К так и не переставшей визжать девочке подбежала какая-то женщина и, не обращая внимания на плач и крики, унесла вглубь рощи.
Сам не понимая зачем, Аданэй последовал за ними, но сделал несколько шагов, и закружилась голова, он осел на землю. Прижал пальцы к вискам, зажмурился.
Открыв глаза, обнаружил, что вокруг вечер и осень, и нет ни помоста, ни людей. А еще вернулись звуки: ветер играл листьями, вода с голодным бульканьем билась о берег, кричали птицы, пели сверчки.
Он помотал головой, пытаясь прийти в себя, попробовал встать, а ноги одеревенели и не слушались. Удалось лишь с третьей попытки. В онемевших ступнях плясали иглы: болезненные и в то же время приятные.
Не теряя времени, Аданэй бросился прочь от озера. Боялся одного: вдруг прошел не час, а век? Он так спешил и волновался, что не замечал ни кочек под ногами, ни рытвин. Не обратил внимания и на то, как вышел из рощи в сад. Осознание пришло позднее, когда уже приблизился к освещенному дворцу и осмотрелся. Все выглядело по-прежнему, хвала богам, но все равно он не сбавил шага, пока не добрался до своих комнат. Там в изнеможении повалился на кровать, стараясь отдышаться, чем вызвал недоумение Парфиса.
В голове роились мысли и вопросы: что такое случилось у озера? кто эта девочка? что значили ее слова? какой такой ребенок? чьи руки обагрятся кровью и чьей?
Ответить ни на один вопрос не мог, только еще сильнее запутался. Паутину мыслей разорвал стук в дверь, затем на пороге возникла Рэме. Окинула его ледяным взглядом и ледяным же голосом произнесла:
– Великая ждет тебя в своих покоях.
***
Иллирином завладела зима. Не самое приятное время года здесь. Теплая, но влажная, слякотная и серая, она нагоняла тоску. Солнце почти не показывалось, а ночью иногда выпадал мокрый снег, днем превращаясь в грязь.

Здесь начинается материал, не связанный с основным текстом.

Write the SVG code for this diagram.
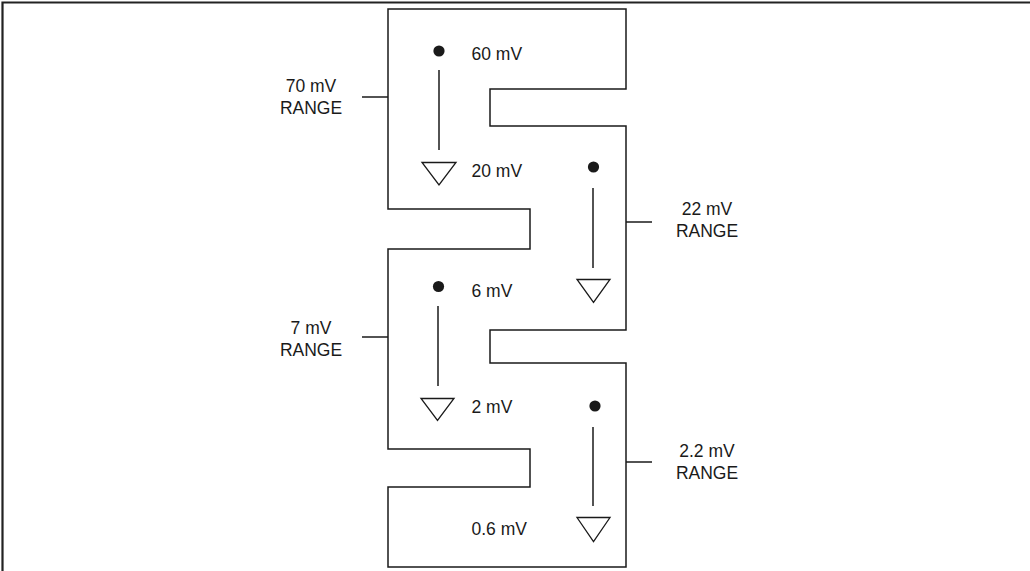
<svg xmlns="http://www.w3.org/2000/svg" width="1030" height="571" viewBox="0 0 1030 571">
  <defs>
    <style>
      .ln { fill: none; stroke: #1a1a1a; stroke-width: 1.5; }
      .fr { fill: none; stroke: #222; stroke-width: 2.2; }
      .tri { fill: #fff; stroke: #1a1a1a; stroke-width: 1.3; }
      .dot { fill: #1a1a1a; }
      .t { font-family: "Liberation Sans", Arial, sans-serif; font-size: 17.5px; fill: #1a1a1a; }
      .c { text-anchor: middle; }
    </style>
  </defs>
  <rect width="1030" height="571" fill="#fff"/>
  <g id="frame">
    <path class="fr" d="M2.5,571 V2.5 H1030"/>
  </g>
  <g id="outline">
    <path class="ln" d="M388,9 H626 V89 H490 V126 H626 V330 H490 V363 H626 V567 H388 V487 H530 V449 H388 V249 H530 V209 H388 Z"/>
  </g>
  <g id="connectors">
    <line class="ln" x1="362" y1="97" x2="388" y2="97"/>
    <line class="ln" x1="626" y1="222" x2="652" y2="222"/>
    <line class="ln" x1="362" y1="337" x2="388" y2="337"/>
    <line class="ln" x1="626" y1="462" x2="652" y2="462"/>
    <line class="ln" x1="439" y1="70" x2="439" y2="150"/>
    <line class="ln" x1="593" y1="188" x2="593" y2="268"/>
    <line class="ln" x1="438" y1="306" x2="438" y2="386"/>
    <line class="ln" x1="593" y1="427" x2="593" y2="506"/>
  </g>
  <g id="range-70">
    <text class="t c" x="311" y="91.5">70 mV</text>
    <text class="t c" x="311" y="113.5">RANGE</text>
  </g>
  <g id="range-22">
    <text class="t c" x="707" y="215">22 mV</text>
    <text class="t c" x="707" y="237">RANGE</text>
  </g>
  <g id="range-7">
    <text class="t c" x="311" y="334">7 mV</text>
    <text class="t c" x="311" y="356">RANGE</text>
  </g>
  <g id="range-2.2">
    <text class="t c" x="707" y="457">2.2 mV</text>
    <text class="t c" x="707" y="478.5">RANGE</text>
  </g>
  <g id="pt-60">
    <circle class="dot" cx="439" cy="51" r="5.6"/>
    <text class="t" x="471.5" y="60">60 mV</text>
  </g>
  <g id="pt-20">
    <polygon class="tri" points="422,162.5 456,162.5 439,185"/>
    <text class="t" x="471.5" y="176.5">20 mV</text>
  </g>
  <g id="pt-22-top">
    <circle class="dot" cx="593.5" cy="167" r="5.6"/>
  </g>
  <g id="pt-22-bot">
    <polygon class="tri" points="577,279.5 610,279.5 593.5,302.5"/>
  </g>
  <g id="pt-6">
    <circle class="dot" cx="438.5" cy="286.5" r="5.6"/>
    <text class="t" x="471.5" y="297">6 mV</text>
  </g>
  <g id="pt-2">
    <polygon class="tri" points="421,398.5 454,398.5 437.5,420.5"/>
    <text class="t" x="471.5" y="413">2 mV</text>
  </g>
  <g id="pt-2.2-top">
    <circle class="dot" cx="595" cy="406" r="5.6"/>
  </g>
  <g id="pt-0.6">
    <polygon class="tri" points="577,517.5 610,517.5 593.5,541.5"/>
    <text class="t" x="471.5" y="535">0.6 mV</text>
  </g>
</svg>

В один из промозглых тусклых дней Ниррас навел царицу на мысль дать Айну должность писаря при совете. Мол, это будет удобно: пусть парень записывает сказанное там, а заодно они все смогут тут же, не откладывая, обратиться к нему, если понадобятся какие-то сведения о его родине и его былых связях.

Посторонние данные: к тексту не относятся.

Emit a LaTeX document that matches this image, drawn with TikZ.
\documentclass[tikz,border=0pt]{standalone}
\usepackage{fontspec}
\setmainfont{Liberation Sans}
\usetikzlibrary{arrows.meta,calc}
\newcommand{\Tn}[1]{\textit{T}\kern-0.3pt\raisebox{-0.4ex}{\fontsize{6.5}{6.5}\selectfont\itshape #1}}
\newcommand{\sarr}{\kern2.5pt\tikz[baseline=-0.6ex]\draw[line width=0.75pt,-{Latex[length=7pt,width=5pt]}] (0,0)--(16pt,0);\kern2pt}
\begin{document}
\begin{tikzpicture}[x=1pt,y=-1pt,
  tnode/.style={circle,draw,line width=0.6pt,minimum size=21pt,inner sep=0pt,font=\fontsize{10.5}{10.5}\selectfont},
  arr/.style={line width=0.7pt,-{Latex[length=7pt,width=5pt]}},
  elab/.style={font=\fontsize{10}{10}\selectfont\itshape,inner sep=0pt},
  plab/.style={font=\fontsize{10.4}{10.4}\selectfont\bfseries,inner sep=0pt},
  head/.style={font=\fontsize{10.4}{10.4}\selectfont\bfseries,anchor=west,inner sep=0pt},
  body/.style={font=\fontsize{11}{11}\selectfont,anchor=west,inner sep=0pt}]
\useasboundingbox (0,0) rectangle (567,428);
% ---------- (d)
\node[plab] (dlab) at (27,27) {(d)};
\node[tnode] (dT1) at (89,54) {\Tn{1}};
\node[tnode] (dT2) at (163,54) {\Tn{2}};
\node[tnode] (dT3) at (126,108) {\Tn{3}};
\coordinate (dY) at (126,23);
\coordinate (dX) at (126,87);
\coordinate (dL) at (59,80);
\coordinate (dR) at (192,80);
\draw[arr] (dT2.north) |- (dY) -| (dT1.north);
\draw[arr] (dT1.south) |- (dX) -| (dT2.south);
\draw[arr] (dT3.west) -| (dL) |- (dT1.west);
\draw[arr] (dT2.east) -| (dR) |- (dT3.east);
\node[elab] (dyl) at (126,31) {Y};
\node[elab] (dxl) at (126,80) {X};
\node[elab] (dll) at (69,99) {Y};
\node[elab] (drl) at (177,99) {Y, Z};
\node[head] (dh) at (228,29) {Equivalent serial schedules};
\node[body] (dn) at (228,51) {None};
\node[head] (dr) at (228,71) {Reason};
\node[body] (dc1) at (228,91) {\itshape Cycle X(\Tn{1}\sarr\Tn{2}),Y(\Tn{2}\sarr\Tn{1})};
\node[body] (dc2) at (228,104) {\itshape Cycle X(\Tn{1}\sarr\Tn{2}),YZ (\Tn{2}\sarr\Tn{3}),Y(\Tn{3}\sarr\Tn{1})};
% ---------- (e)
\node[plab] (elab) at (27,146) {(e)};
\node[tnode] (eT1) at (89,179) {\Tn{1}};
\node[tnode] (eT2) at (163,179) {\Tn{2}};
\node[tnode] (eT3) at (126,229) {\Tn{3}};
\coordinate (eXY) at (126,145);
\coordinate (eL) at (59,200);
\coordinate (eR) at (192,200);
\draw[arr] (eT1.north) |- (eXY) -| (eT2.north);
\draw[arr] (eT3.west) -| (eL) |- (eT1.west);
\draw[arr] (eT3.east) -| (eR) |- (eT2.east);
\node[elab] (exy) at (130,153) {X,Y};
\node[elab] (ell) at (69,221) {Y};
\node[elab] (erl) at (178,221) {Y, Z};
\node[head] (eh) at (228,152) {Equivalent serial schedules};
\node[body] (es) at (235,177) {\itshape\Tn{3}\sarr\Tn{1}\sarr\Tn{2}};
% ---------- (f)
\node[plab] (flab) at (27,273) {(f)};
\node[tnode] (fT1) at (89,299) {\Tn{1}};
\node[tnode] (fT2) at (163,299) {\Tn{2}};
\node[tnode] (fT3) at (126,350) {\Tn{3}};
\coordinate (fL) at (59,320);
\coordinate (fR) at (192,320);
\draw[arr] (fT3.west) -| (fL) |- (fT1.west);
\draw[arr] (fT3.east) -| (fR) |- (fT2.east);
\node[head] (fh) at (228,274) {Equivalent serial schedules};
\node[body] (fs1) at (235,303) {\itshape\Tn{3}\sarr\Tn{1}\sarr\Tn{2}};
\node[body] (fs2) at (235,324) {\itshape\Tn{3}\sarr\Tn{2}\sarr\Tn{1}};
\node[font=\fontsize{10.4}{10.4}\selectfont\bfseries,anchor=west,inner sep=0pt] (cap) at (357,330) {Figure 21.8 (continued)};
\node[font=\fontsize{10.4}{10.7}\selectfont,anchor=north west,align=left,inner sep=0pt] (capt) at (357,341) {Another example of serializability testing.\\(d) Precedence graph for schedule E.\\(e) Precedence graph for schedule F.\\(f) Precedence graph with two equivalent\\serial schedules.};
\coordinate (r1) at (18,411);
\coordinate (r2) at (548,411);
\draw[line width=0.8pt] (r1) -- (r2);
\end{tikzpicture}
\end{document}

Когда Лиммена приняла эту мысль и начала размышлять, как бы это все устроить, Ниррас устами своего союзника Оннара намекнул ей, что неплохо бы устранить Аззиру, выдав ее замуж за бывшего невольника. А поскольку Айн, безусловно, верен повелительнице, то можно попросить об этом его. Тем более что им необязательно сходиться по-настоящему, как муж с женой, достаточно просто провести обряд. Все равно никто не сможет проверить, учитывая, что всем известно о поведении Аззиры. Что? Она сама может не согласиться? Так надо пообещать высшим жрицам богини-матери, что им пару раз в год позволят проводить их ритуалы в священной роще в Эртине, и они уговорят Аззиру на что угодно. А Гиллара? А ей просто никто не скажет, свадьбу проведут втайне, и узнает она о ней слишком поздно.

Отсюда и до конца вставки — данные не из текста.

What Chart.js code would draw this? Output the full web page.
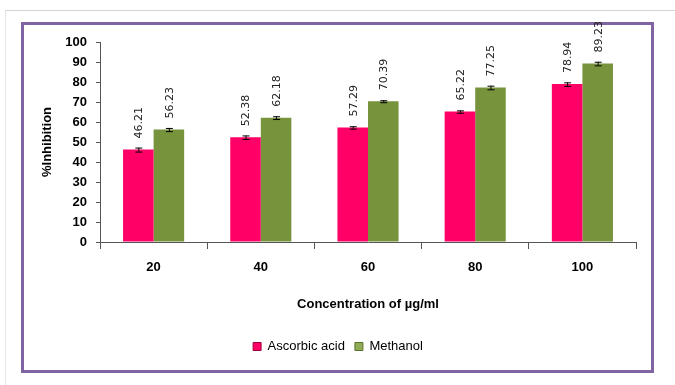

Подтолкнуть Лиммену к такому решению оказалось несложно. Царица по достоинству оценила мысль убрать с пути своей дочери соперницу, выдав последнюю за недавнего раба: иллиринская знать никогда не примет такого человека властителем, не захочет ему подчиниться, а значит, и Аззире не видать трона. Зато Айн, женившись на особе царской крови, с легкостью сможет войти в совет пусть для начала хотя бы писарем. Лиммена и так прислушивалась к его мнению – он хорошо разбирался в войне и политике, особенно когда речь заходила об Отерхейне.